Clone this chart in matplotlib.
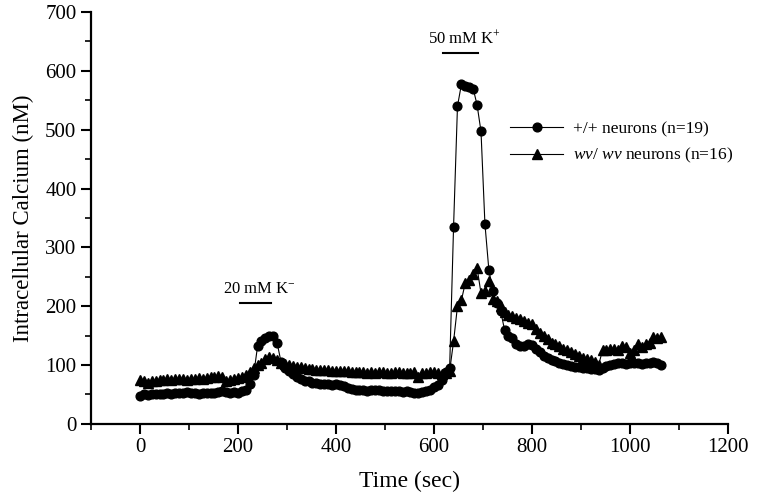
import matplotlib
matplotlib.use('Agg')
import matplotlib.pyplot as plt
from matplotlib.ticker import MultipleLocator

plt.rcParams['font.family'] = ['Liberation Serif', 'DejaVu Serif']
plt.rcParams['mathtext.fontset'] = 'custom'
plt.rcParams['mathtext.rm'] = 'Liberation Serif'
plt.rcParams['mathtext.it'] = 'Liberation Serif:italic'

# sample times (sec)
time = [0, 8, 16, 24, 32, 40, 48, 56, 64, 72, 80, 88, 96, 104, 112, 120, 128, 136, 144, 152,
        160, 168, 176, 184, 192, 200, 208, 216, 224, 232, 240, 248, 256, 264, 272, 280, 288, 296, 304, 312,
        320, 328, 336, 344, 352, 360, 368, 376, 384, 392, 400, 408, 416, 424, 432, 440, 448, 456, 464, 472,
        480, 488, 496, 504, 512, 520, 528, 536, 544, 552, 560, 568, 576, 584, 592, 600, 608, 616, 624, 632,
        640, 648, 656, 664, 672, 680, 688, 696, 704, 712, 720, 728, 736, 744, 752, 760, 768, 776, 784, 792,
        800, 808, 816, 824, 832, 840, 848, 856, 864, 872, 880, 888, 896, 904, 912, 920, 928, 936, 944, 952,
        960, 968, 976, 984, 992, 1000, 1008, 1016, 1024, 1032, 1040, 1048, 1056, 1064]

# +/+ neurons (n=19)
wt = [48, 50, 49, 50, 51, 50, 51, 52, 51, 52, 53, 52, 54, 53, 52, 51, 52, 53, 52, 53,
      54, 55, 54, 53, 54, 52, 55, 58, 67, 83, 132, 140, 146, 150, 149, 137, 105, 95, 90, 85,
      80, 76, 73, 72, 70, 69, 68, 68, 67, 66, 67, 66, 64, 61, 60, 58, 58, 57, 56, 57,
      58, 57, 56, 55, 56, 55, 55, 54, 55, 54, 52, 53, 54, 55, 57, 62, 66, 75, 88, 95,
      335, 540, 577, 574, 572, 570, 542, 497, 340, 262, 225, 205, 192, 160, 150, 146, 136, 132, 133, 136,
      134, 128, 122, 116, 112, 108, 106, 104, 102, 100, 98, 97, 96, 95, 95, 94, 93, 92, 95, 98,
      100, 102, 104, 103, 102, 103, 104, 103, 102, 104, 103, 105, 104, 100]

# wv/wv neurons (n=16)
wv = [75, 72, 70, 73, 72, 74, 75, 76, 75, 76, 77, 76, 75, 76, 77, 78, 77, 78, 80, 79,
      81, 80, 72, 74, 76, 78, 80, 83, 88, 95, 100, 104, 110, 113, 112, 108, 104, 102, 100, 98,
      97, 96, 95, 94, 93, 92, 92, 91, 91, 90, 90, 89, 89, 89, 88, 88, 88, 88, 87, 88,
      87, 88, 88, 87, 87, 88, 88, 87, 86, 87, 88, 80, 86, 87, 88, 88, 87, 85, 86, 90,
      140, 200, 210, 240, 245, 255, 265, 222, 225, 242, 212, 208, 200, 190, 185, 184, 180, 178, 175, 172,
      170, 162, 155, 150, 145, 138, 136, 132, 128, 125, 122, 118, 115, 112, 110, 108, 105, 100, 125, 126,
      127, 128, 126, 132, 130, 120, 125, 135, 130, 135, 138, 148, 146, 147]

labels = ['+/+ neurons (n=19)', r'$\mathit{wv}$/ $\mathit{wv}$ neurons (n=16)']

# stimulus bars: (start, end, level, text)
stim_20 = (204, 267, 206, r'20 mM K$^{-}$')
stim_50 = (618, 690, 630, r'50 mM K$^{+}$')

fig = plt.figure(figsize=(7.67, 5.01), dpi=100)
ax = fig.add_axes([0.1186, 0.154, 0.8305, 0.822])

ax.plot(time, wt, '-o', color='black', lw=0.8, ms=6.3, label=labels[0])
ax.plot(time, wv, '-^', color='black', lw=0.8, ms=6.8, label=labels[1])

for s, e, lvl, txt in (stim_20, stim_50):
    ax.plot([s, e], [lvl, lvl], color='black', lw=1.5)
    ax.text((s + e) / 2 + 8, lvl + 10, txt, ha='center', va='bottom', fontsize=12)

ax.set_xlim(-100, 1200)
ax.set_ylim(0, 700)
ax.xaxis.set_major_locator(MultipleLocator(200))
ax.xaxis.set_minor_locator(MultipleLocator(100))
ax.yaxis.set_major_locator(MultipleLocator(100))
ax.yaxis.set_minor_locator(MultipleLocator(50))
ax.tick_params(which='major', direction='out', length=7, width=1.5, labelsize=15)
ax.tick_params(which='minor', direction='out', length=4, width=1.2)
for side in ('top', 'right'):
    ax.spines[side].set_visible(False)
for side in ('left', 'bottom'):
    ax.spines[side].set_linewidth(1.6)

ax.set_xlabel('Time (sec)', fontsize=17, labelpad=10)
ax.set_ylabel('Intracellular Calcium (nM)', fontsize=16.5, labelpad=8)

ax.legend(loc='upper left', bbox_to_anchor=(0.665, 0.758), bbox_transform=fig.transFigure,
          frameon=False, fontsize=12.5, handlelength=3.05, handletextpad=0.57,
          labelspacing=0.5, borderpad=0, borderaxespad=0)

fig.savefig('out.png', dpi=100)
════
What you should do: Omitting all images, print the listing exactly.

Finished task:
Clone this chart in matplotlib.
import matplotlib
matplotlib.use('Agg')
import matplotlib.pyplot as plt
from matplotlib.ticker import MultipleLocator

plt.rcParams['font.family'] = ['Liberation Serif', 'DejaVu Serif']
plt.rcParams['mathtext.fontset'] = 'custom'
plt.rcParams['mathtext.rm'] = 'Liberation Serif'
plt.rcParams['mathtext.it'] = 'Liberation Serif:italic'

# sample times (sec)
time = [0, 8, 16, 24, 32, 40, 48, 56, 64, 72, 80, 88, 96, 104, 112, 120, 128, 136, 144, 152,
        160, 168, 176, 184, 192, 200, 208, 216, 224, 232, 240, 248, 256, 264, 272, 280, 288, 296, 304, 312,
        320, 328, 336, 344, 352, 360, 368, 376, 384, 392, 400, 408, 416, 424, 432, 440, 448, 456, 464, 472,
        480, 488, 496, 504, 512, 520, 528, 536, 544, 552, 560, 568, 576, 584, 592, 600, 608, 616, 624, 632,
        640, 648, 656, 664, 672, 680, 688, 696, 704, 712, 720, 728, 736, 744, 752, 760, 768, 776, 784, 792,
        800, 808, 816, 824, 832, 840, 848, 856, 864, 872, 880, 888, 896, 904, 912, 920, 928, 936, 944, 952,
        960, 968, 976, 984, 992, 1000, 1008, 1016, 1024, 1032, 1040, 1048, 1056, 1064]

# +/+ neurons (n=19)
wt = [48, 50, 49, 50, 51, 50, 51, 52, 51, 52, 53, 52, 54, 53, 52, 51, 52, 53, 52, 53,
      54, 55, 54, 53, 54, 52, 55, 58, 67, 83, 132, 140, 146, 150, 149, 137, 105, 95, 90, 85,
      80, 76, 73, 72, 70, 69, 68, 68, 67, 66, 67, 66, 64, 61, 60, 58, 58, 57, 56, 57,
      58, 57, 56, 55, 56, 55, 55, 54, 55, 54, 52, 53, 54, 55, 57, 62, 66, 75, 88, 95,
      335, 540, 577, 574, 572, 570, 542, 497, 340, 262, 225, 205, 192, 160, 150, 146, 136, 132, 133, 136,
      134, 128, 122, 116, 112, 108, 106, 104, 102, 100, 98, 97, 96, 95, 95, 94, 93, 92, 95, 98,
      100, 102, 104, 103, 102, 103, 104, 103, 102, 104, 103, 105, 104, 100]

# wv/wv neurons (n=16)
wv = [75, 72, 70, 73, 72, 74, 75, 76, 75, 76, 77, 76, 75, 76, 77, 78, 77, 78, 80, 79,
      81, 80, 72, 74, 76, 78, 80, 83, 88, 95, 100, 104, 110, 113, 112, 108, 104, 102, 100, 98,
      97, 96, 95, 94, 93, 92, 92, 91, 91, 90, 90, 89, 89, 89, 88, 88, 88, 88, 87, 88,
      87, 88, 88, 87, 87, 88, 88, 87, 86, 87, 88, 80, 86, 87, 88, 88, 87, 85, 86, 90,
      140, 200, 210, 240, 245, 255, 265, 222, 225, 242, 212, 208, 200, 190, 185, 184, 180, 178, 175, 172,
      170, 162, 155, 150, 145, 138, 136, 132, 128, 125, 122, 118, 115, 112, 110, 108, 105, 100, 125, 126,
      127, 128, 126, 132, 130, 120, 125, 135, 130, 135, 138, 148, 146, 147]

labels = ['+/+ neurons (n=19)', r'$\mathit{wv}$/ $\mathit{wv}$ neurons (n=16)']

# stimulus bars: (start, end, level, text)
stim_20 = (204, 267, 206, r'20 mM K$^{-}$')
stim_50 = (618, 690, 630, r'50 mM K$^{+}$')

fig = plt.figure(figsize=(7.67, 5.01), dpi=100)
ax = fig.add_axes([0.1186, 0.154, 0.8305, 0.822])

ax.plot(time, wt, '-o', color='black', lw=0.8, ms=6.3, label=labels[0])
ax.plot(time, wv, '-^', color='black', lw=0.8, ms=6.8, label=labels[1])

for s, e, lvl, txt in (stim_20, stim_50):
    ax.plot([s, e], [lvl, lvl], color='black', lw=1.5)
    ax.text((s + e) / 2 + 8, lvl + 10, txt, ha='center', va='bottom', fontsize=12)

ax.set_xlim(-100, 1200)
ax.set_ylim(0, 700)
ax.xaxis.set_major_locator(MultipleLocator(200))
ax.xaxis.set_minor_locator(MultipleLocator(100))
ax.yaxis.set_major_locator(MultipleLocator(100))
ax.yaxis.set_minor_locator(MultipleLocator(50))
ax.tick_params(which='major', direction='out', length=7, width=1.5, labelsize=15)
ax.tick_params(which='minor', direction='out', length=4, width=1.2)
for side in ('top', 'right'):
    ax.spines[side].set_visible(False)
for side in ('left', 'bottom'):
    ax.spines[side].set_linewidth(1.6)

ax.set_xlabel('Time (sec)', fontsize=17, labelpad=10)
ax.set_ylabel('Intracellular Calcium (nM)', fontsize=16.5, labelpad=8)

ax.legend(loc='upper left', bbox_to_anchor=(0.665, 0.758), bbox_transform=fig.transFigure,
          frameon=False, fontsize=12.5, handlelength=3.05, handletextpad=0.57,
          labelspacing=0.5, borderpad=0, borderaxespad=0)

fig.savefig('out.png', dpi=100)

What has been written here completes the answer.